**YOUR OBJECTIVE**. Transcribe every line exactly. Leave the pictures behind.

**COLLECTED DATA**.

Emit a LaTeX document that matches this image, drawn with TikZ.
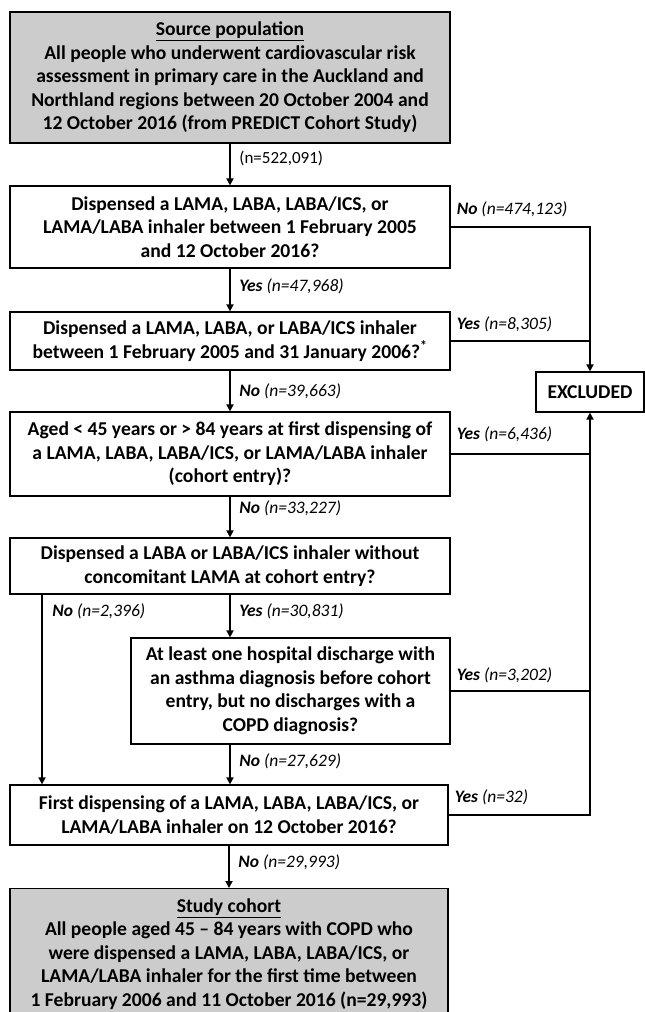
\documentclass[tikz,border=0pt]{standalone}
\usepackage{fontspec}
\setmainfont{Carlito}
\usetikzlibrary{arrows.meta,calc}
\newcommand\boxfs{\fontsize{19.6}{23.5}\selectfont}
\newcommand\labfs{\fontsize{17.5}{20}\selectfont}
\newcommand\smallfs{\fontsize{17}{19}\selectfont}
\newcommand\yes[1]{\textbf{\textit{Yes}} \textit{(n=#1)}}
\newcommand\no[1]{\textbf{\textit{No}} \textit{(n=#1)}}
\begin{document}
\begin{tikzpicture}[x=1pt,y=-1pt,
  box/.style={draw, line width=1.2pt, align=center, font=\bfseries\boxfs, inner sep=0pt, fill=white},
  graybox/.style={box, fill=gray!40},
  conn/.style={line width=2.8pt},
  arr/.style={conn, -{Triangle[length=7pt,width=7pt]}},
  lab/.style={font=\labfs, inner sep=0pt}]
\useasboundingbox (0,0) rectangle (645,1012);
\clip (0,0) rectangle (645,1012);

\node[graybox, minimum width=440pt, minimum height=131pt] (src) at (230,77.5)
 {\underline{Source population}\\
  All people who underwent cardiovascular risk\\
  assessment in primary care in the Auckland and\\
  Northland regions between 20 October 2004 and\\
  12 October 2016 (from PREDICT Cohort Study)};

\node[box, minimum width=440pt, minimum height=82pt] (q1) at (230,227)
 {Dispensed a LAMA, LABA, LABA/ICS, or\\
  LAMA/LABA inhaler between 1 February 2005\\
  and 12 October 2016?};

\node[box, minimum width=440pt, minimum height=58pt] (q2) at (230,341)
 {Dispensed a LAMA, LABA, or LABA/ICS inhaler\\
  between 1 February 2005 and 31 January 2006?\textsuperscript{*}};

\node[box, minimum width=440pt, minimum height=84pt] (q3) at (230,454)
 {Aged < 45 years or > 84 years at first dispensing of\\
  a LAMA, LABA, LABA/ICS, or LAMA/LABA inhaler\\
  (cohort entry)?};

\node[box, minimum width=440pt, minimum height=56pt] (q4) at (230,566)
 {Dispensed a LABA or LABA/ICS inhaler without\\
  concomitant LAMA at cohort entry?};

\node[box, minimum width=319pt, minimum height=106pt] (q5) at (290.5,691)
 {At least one hospital discharge with\\
  an asthma diagnosis before cohort\\
  entry, but no discharges with a\\
  COPD diagnosis?};

\node[box, minimum width=438pt, minimum height=60pt] (q6) at (229,815)
 {First dispensing of a LAMA, LABA, LABA/ICS, or\\
  LAMA/LABA inhaler on 12 October 2016?};

\node[graybox, minimum width=438pt, minimum height=131pt, anchor=north] (coh) at (229,888)
 {\underline{Study cohort}\\
  All people aged 45 -- 84 years with COPD who\\
  were dispensed a LAMA, LABA, LABA/ICS, or\\
  LAMA/LABA inhaler for the first time between\\
  1 February 2006 and 11 October 2016 (n=29,993)};

\node[box, minimum width=108pt, minimum height=40pt] (ex) at (590,392) {EXCLUDED};

\coordinate (lx) at (42,0);

% main vertical flow
\draw[arr] (src) -- (q1) node[lab, font=\smallfs, pos=0.35, right=8pt] {(n=522,091)};
\draw[arr] (q1) -- (q2) node[lab, pos=0.42, right=8pt] {\yes{47,968}};
\draw[arr] (q2) -- (q3) node[lab, pos=0.5, right=8pt] {\no{39,663}};
\draw[arr] (q3) -- (q4) node[lab, pos=0.28, right=8pt] {\no{33,227}};
\draw[arr] (q4.south) -- (q4.south |- q5.north) node[lab, pos=0.4, right=8pt] {\yes{30,831}};
\draw[arr] (q4.south -| lx) -- (q6.north -| lx) node[lab, pos=0.09, right=9pt] {\no{2,396}};
\draw[arr] (q5.south -| q4.south) -- (q6.north -| q4.south) node[lab, pos=0.42, right=8pt] {\no{27,629}};
\draw[arr] (q6) -- (coh) node[lab, pos=0.4, right=8pt] {\no{29,993}};

% exclusions
\draw[arr] (q1.east) -- (q1.east -| ex) -- (ex.north);
\draw[conn] (q2.east) -- (q2.east -| ex);
\draw[arr] (q6.east) -- (q6.east -| ex) -- (ex.south);
\draw[conn] (q3.east) -- (q3.east -| ex);
\draw[conn] (q5.east) -- (q5.east -| ex);

\node[lab, anchor=south west] at ($(q1.east)+(6,-10)$) {\no{474,123}};
\node[lab, anchor=south west] at ($(q2.east)+(6,-9)$) {\yes{8,305}};
\node[lab, anchor=south west] at ($(q3.east)+(6,-12)$) {\yes{6,436}};
\node[lab, anchor=south west] at ($(q5.east)+(6,-8)$) {\yes{3,202}};
\node[lab, anchor=south west] at ($(q6.east)+(6,-10)$) {\yes{32}};
\end{tikzpicture}
\end{document}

**WRITTEN RESPONSE**.
Emit a LaTeX document that matches this image, drawn with TikZ.
\documentclass[tikz,border=0pt]{standalone}
\usepackage{fontspec}
\setmainfont{Carlito}
\usetikzlibrary{arrows.meta,calc}
\newcommand\boxfs{\fontsize{19.6}{23.5}\selectfont}
\newcommand\labfs{\fontsize{17.5}{20}\selectfont}
\newcommand\smallfs{\fontsize{17}{19}\selectfont}
\newcommand\yes[1]{\textbf{\textit{Yes}} \textit{(n=#1)}}
\newcommand\no[1]{\textbf{\textit{No}} \textit{(n=#1)}}
\begin{document}
\begin{tikzpicture}[x=1pt,y=-1pt,
  box/.style={draw, line width=1.2pt, align=center, font=\bfseries\boxfs, inner sep=0pt, fill=white},
  graybox/.style={box, fill=gray!40},
  conn/.style={line width=2.8pt},
  arr/.style={conn, -{Triangle[length=7pt,width=7pt]}},
  lab/.style={font=\labfs, inner sep=0pt}]
\useasboundingbox (0,0) rectangle (645,1012);
\clip (0,0) rectangle (645,1012);

\node[graybox, minimum width=440pt, minimum height=131pt] (src) at (230,77.5)
 {\underline{Source population}\\
  All people who underwent cardiovascular risk\\
  assessment in primary care in the Auckland and\\
  Northland regions between 20 October 2004 and\\
  12 October 2016 (from PREDICT Cohort Study)};

\node[box, minimum width=440pt, minimum height=82pt] (q1) at (230,227)
 {Dispensed a LAMA, LABA, LABA/ICS, or\\
  LAMA/LABA inhaler between 1 February 2005\\
  and 12 October 2016?};

\node[box, minimum width=440pt, minimum height=58pt] (q2) at (230,341)
 {Dispensed a LAMA, LABA, or LABA/ICS inhaler\\
  between 1 February 2005 and 31 January 2006?\textsuperscript{*}};

\node[box, minimum width=440pt, minimum height=84pt] (q3) at (230,454)
 {Aged < 45 years or > 84 years at first dispensing of\\
  a LAMA, LABA, LABA/ICS, or LAMA/LABA inhaler\\
  (cohort entry)?};

\node[box, minimum width=440pt, minimum height=56pt] (q4) at (230,566)
 {Dispensed a LABA or LABA/ICS inhaler without\\
  concomitant LAMA at cohort entry?};

\node[box, minimum width=319pt, minimum height=106pt] (q5) at (290.5,691)
 {At least one hospital discharge with\\
  an asthma diagnosis before cohort\\
  entry, but no discharges with a\\
  COPD diagnosis?};

\node[box, minimum width=438pt, minimum height=60pt] (q6) at (229,815)
 {First dispensing of a LAMA, LABA, LABA/ICS, or\\
  LAMA/LABA inhaler on 12 October 2016?};

\node[graybox, minimum width=438pt, minimum height=131pt, anchor=north] (coh) at (229,888)
 {\underline{Study cohort}\\
  All people aged 45 -- 84 years with COPD who\\
  were dispensed a LAMA, LABA, LABA/ICS, or\\
  LAMA/LABA inhaler for the first time between\\
  1 February 2006 and 11 October 2016 (n=29,993)};

\node[box, minimum width=108pt, minimum height=40pt] (ex) at (590,392) {EXCLUDED};

\coordinate (lx) at (42,0);

% main vertical flow
\draw[arr] (src) -- (q1) node[lab, font=\smallfs, pos=0.35, right=8pt] {(n=522,091)};
\draw[arr] (q1) -- (q2) node[lab, pos=0.42, right=8pt] {\yes{47,968}};
\draw[arr] (q2) -- (q3) node[lab, pos=0.5, right=8pt] {\no{39,663}};
\draw[arr] (q3) -- (q4) node[lab, pos=0.28, right=8pt] {\no{33,227}};
\draw[arr] (q4.south) -- (q4.south |- q5.north) node[lab, pos=0.4, right=8pt] {\yes{30,831}};
\draw[arr] (q4.south -| lx) -- (q6.north -| lx) node[lab, pos=0.09, right=9pt] {\no{2,396}};
\draw[arr] (q5.south -| q4.south) -- (q6.north -| q4.south) node[lab, pos=0.42, right=8pt] {\no{27,629}};
\draw[arr] (q6) -- (coh) node[lab, pos=0.4, right=8pt] {\no{29,993}};

% exclusions
\draw[arr] (q1.east) -- (q1.east -| ex) -- (ex.north);
\draw[conn] (q2.east) -- (q2.east -| ex);
\draw[arr] (q6.east) -- (q6.east -| ex) -- (ex.south);
\draw[conn] (q3.east) -- (q3.east -| ex);
\draw[conn] (q5.east) -- (q5.east -| ex);

\node[lab, anchor=south west] at ($(q1.east)+(6,-10)$) {\no{474,123}};
\node[lab, anchor=south west] at ($(q2.east)+(6,-9)$) {\yes{8,305}};
\node[lab, anchor=south west] at ($(q3.east)+(6,-12)$) {\yes{6,436}};
\node[lab, anchor=south west] at ($(q5.east)+(6,-8)$) {\yes{3,202}};
\node[lab, anchor=south west] at ($(q6.east)+(6,-10)$) {\yes{32}};
\end{tikzpicture}
\end{document}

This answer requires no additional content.